A service of the RRZN, Leibniz University of Hanover

Enter in or several search words:

powered by: [Exalead logo; www.exalead.de]

And from the FAQ:

1. What is MetaGer? MetaGer is a search machine, which German-language (and if necessary also international) search services parallel after the search words entered by you absucht and summarizes all results. One calls such a thing a Meta Suchmaschine.

The code given (for copy-pasting into one's site) also shows the various sources, from dMoz to Wikipedia.

I'm not clear on what FAQ #27 means from thetrasher's info (thanks!) and this translation --

27. takes place before the announcement an examination whether the found left actually exists? If you hit on existence sorts the switch "test and according to amendment date" clicks, happens exactly that. With the examination also the date of the last change of a document is determined (if it exists), so that you get the hits additionally sorted according to the amendment date.

MetaGer tries to wait however not eternally for the answer of a badly attainable www server, but maximally approx.. 5 seconds. Below the respective hit you receive to information about the status of the hit now: "status: unknown "with a Timeout or" a status: Existed (date of preparation)". "hits", those according to www server any longer do not exist (however with search services are still registered) are not any longer indicated.

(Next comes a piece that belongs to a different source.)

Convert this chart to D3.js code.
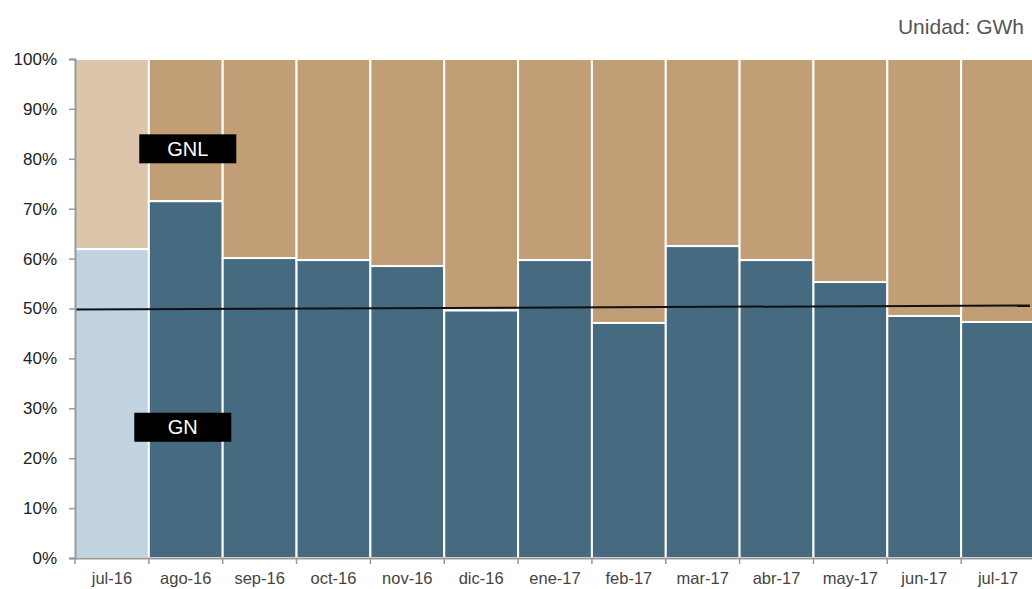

-- but all of that plus the Exalead (read: exabot) connection plus the robots.txt call almost sound more like a web ping or HEAD-check than a link-checker per se.

And it's that Exalead connection that troubles me. E.g., here are the first of the SERPs [rzserv.rrzn.uni-hannover.de] for "webmasterworld.com" (no quotes):

1 ) *** www.webmasterworld.com/ forum92/
QCheck:
[webmasterworld.com...]

* (gefunden von exalead.de) (no description)

[webmasterworld.com...]

* (gefunden von exalead.de) (no description)

Bottom line, for me, is that there's no reason for it to (also) spider my stuff as MetagerBot, and certainly not if it's using other search sites'/bots' SERPs, too. Show a link to a page found via another site's link, cool. But spider, or even link-check on its own? Nah.

thetrasher

12:26 pm on Jul 25, 2006 (gmt 0)

10+ Year Member



first and foremost it searches search engines (metacrawler) -- so why does it need its own bot?
Correct, Metager does not have an own crawler or search index, this (old) service uses other search engines - including Exalead (if selected). If desired, results/links delivered by all selected search engines are checked before displaying them. This bot checks whether the found sites really exist. 404-sites are not displayed in the SERP - only valid links are presented.

MetagerBot arrives if a user selects "check existence", searches for a phrase and your website was found by the searched search engines. This way, it's a link-checker and nothing more.

EDIT: This bot also comes to you if someone clicks on the "QuickCheck" [mserv.rrzn.uni-hannover.de]-link to test if a found website really exists and contains the search phrase: [metager.de ]. They show a snippet with up to 5 sentences containing the search phrase. That's really more than a simple link check.

Pfui, you can also search for "webmasterworld.com" without Exalead [jserv.rrzn.uni-hannover.de]. I think that Exalead paid for that logo-advertisement and getting searched by default. That's the only "connection".

Pfui

7:19 pm on Jul 25, 2006 (gmt 0)

WebmasterWorld Senior Member 10+ Year Member Top Contributors Of The Month



Danke, thetrasher. (Ich spreche nicht Deutsches:) Seems like [google.de...] would be easier to use, and easier on sites, too.